Yes. I've been asking economists essentially, okay, we're talking about a potential slowdown, right? I think that's basically consensus at this point. Perhaps the debate is how much we're going to slow down, but when are we going to start seeing that in the data? And largely, what economists have argued is it's probably a summer cool down, summer slow down environment that we're going to see. So what you're seeing right now, again, April is sort of when most of the tariffs hit. You don't get the April, quote-unquote, hard data. That means maybe your unemployment rate, maybe consumer spending, maybe goods orders, you're not going to see that until May. And then May might have some interesting numbers too, because again, we've sort of been going back and forth on tariffs. They think we're going to get a clearer picture by the time we maybe hit June. So the data from May, you start to see in June, then do you see a slowdown, and then the interesting part of all of that being the labor market still usually lags, right? So the way this sort of works is if I'm a business, first I need consumers to slow down so my business slows down, then I need to think about how I'm going to cut costs, then at some point it leads to me lowering head count. Head count usually comes a little bit later. So in terms of initial jobless claims, in terms of that unemployment rate, in terms of non-farm payrolls, we have jobs report coming next week. Not a lot of expectations for that outlook to get too too cold until again, perhaps late even later in the summer into the fall. So it seems like we're talking a lot about bad survey data right now. It's going to take a while to figure out how bad the actual data is going to be.

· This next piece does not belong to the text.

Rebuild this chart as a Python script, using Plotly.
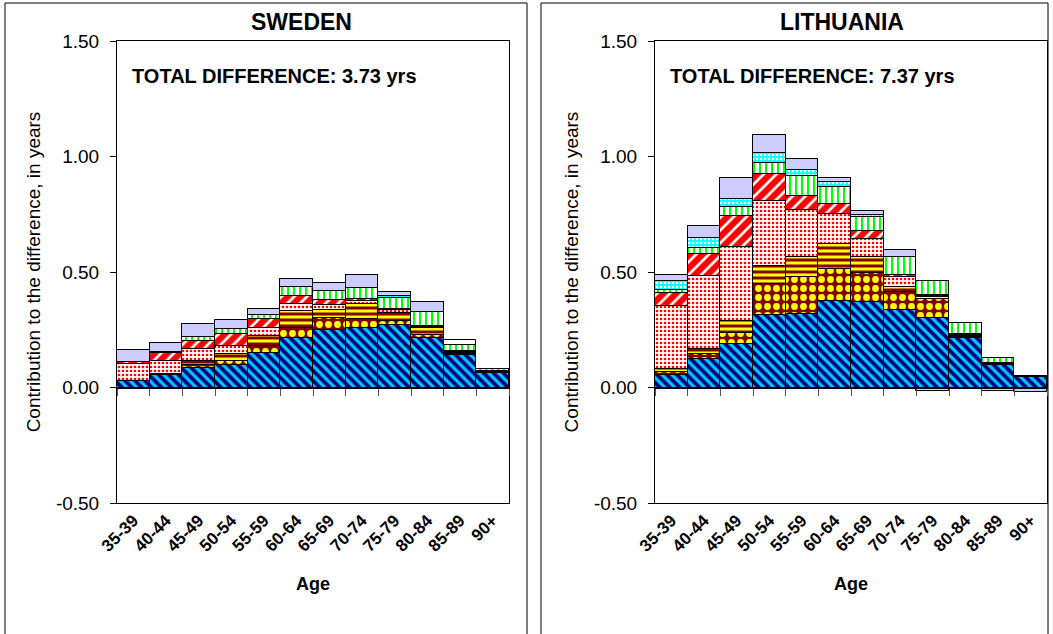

And that's why the Fed is perhaps in no rush to cut, though if you listen to Fed speakers this week, maybe they'll cut as early as June, but it would take that hard data for that to happen. One really quick thing from the Umesh report here talking about how even more concerning for the path of the economy is consumers anticipating weaker income growth. If we do see that weaker income growth, does that lead to a little bit of a slowdown in spending moving forward? Josh, thank you so much. Really appreciate it.